In order to be successful business leaders who “contribute to the well-being of society,” it seems obvious that we should be as well-versed in history as we are in current affairs. Pity the HBS’er who enters an interview armed with business valuation skills, but scant knowledge of the K-mart bankruptcy. Real life would be a tremendously effective and engaging way to communicate the lessons of strategy, entrepreneurship, finance and negotiation, yet we never get a chance to debate the pressing topics of today. And so far, we haven’t even had a forum outside of these pages to discuss such pressing issues, aside from the tables in Spangler.

HBS can be seen as perilously insular, to the point that only national emergencies manage to intrude upon the hallowed halls of Aldrich. Only September 11th could propel the faculty to present their views and attitudes. Must another national crisis occur for us to discuss what happens outside our Allston enclave?

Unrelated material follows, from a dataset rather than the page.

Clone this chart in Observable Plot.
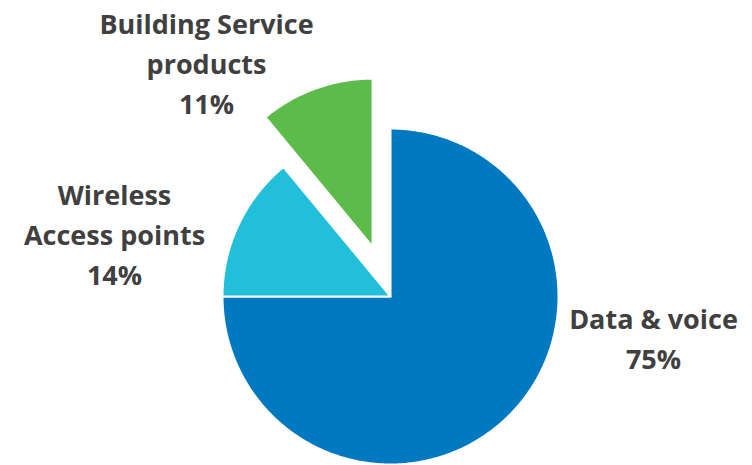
<!DOCTYPE html>
<html>
<head>
<meta charset="utf-8">
<script src="https://cdn.jsdelivr.net/npm/d3@7"></script>
<script src="https://cdn.jsdelivr.net/npm/@observablehq/plot@0.6"></script>
<style>
  html, body { margin: 0; padding: 0; background: #fff; }
  #chart svg { display: block; }
</style>
</head>
<body>
<div id="chart"></div>
<script>
// ---- data ----
const categories = ["Data & voice", "Wireless\nAccess points", "Building Service\nproducts"];
const values = [75, 14, 11];
const percentLabels = ["75%", "14%", "11%"];
const colors = ["#0079C1", "#22BFDB", "#5DBB4A"];
const exploded = [false, false, true];

// ---- layout (pixels in scale units, centre of pie at 0,0) ----
const W = 752, H = 465;
const cx = 390, cy = 296, R = 168, explode = 53;
const labelPos = [[263, 40], [-276, -64], [-184, -235]]; // label centres relative to pie centre

const arcs = d3.pie().sort(null).startAngle(0).endAngle(2 * Math.PI)(values);

const pts = [];
arcs.forEach((a, i) => {
  const mid = (a.startAngle + a.endAngle) / 2;
  const ox = exploded[i] ? explode * Math.sin(mid) : 0;
  const oy = exploded[i] ? -explode * Math.cos(mid) : 0;
  const n = Math.max(8, Math.ceil((a.endAngle - a.startAngle) / 0.01));
  pts.push({name: categories[i], x: ox, y: oy});
  for (let k = 0; k <= n; k++) {
    const t = a.startAngle + (a.endAngle - a.startAngle) * k / n;
    pts.push({name: categories[i], x: ox + R * Math.sin(t), y: oy - R * Math.cos(t)});
  }
  pts.push({name: categories[i], x: ox, y: oy});
});

const labels = categories.map((c, i) => ({
  text: c + "\n" + percentLabels[i],
  x: labelPos[i][0],
  y: labelPos[i][1]
}));

const chart = Plot.plot({
  width: W,
  height: H,
  margin: 0,
  x: {domain: [-cx, W - cx], range: [0, W], axis: null},
  y: {domain: [-cy, H - cy], range: [0, H], axis: null},
  color: {domain: categories, range: colors},
  style: {background: "#fff"},
  marks: [
    Plot.line(pts, {x: "x", y: "y", z: "name", fill: "name", stroke: "white", strokeWidth: 2, curve: "linear-closed"}),
    Plot.text(labels, {
      x: "x", y: "y", text: "text",
      fontFamily: "Open Sans", fontWeight: "bold", fontSize: 27,
      lineHeight: 1.48, fill: "#404040", textAnchor: "middle"
    })
  ]
});
document.getElementById("chart").appendChild(chart);
</script>
</body>
</html>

This reticence about life outside-of-campus is nothing new here. One student’s father who attended HBS during the Vietnam War said that nothing was ever mentioned about the war in the classroom. A former HBS professor made a similar claim about the classroom in the 1980s, and yet another about the 1990s’ classroom.

Education is about more than facts. Business leaders must know how to incorporate current events in their businesses. As University Professor Michael Porter remarked last week, the role of the leader in business has changed and now requires far more interaction with governments and the social sector. How can we respond to market trends and the growing demands on business leaders from all sectors of society if we are trained to see current affairs as an extra-curricular force, one that’s external to the core of what business is about? Such a perspective flies in the face of everything happening around us.

Many traditions at HBS are wise, appreciated and compelling. But just as Aldrich Hall needs renovating, so does our treatment of current events. Let’s renovate the classrooms first. Then let’s make more space for the formative events that will shape and define our careers as much as the core concepts presented in cases.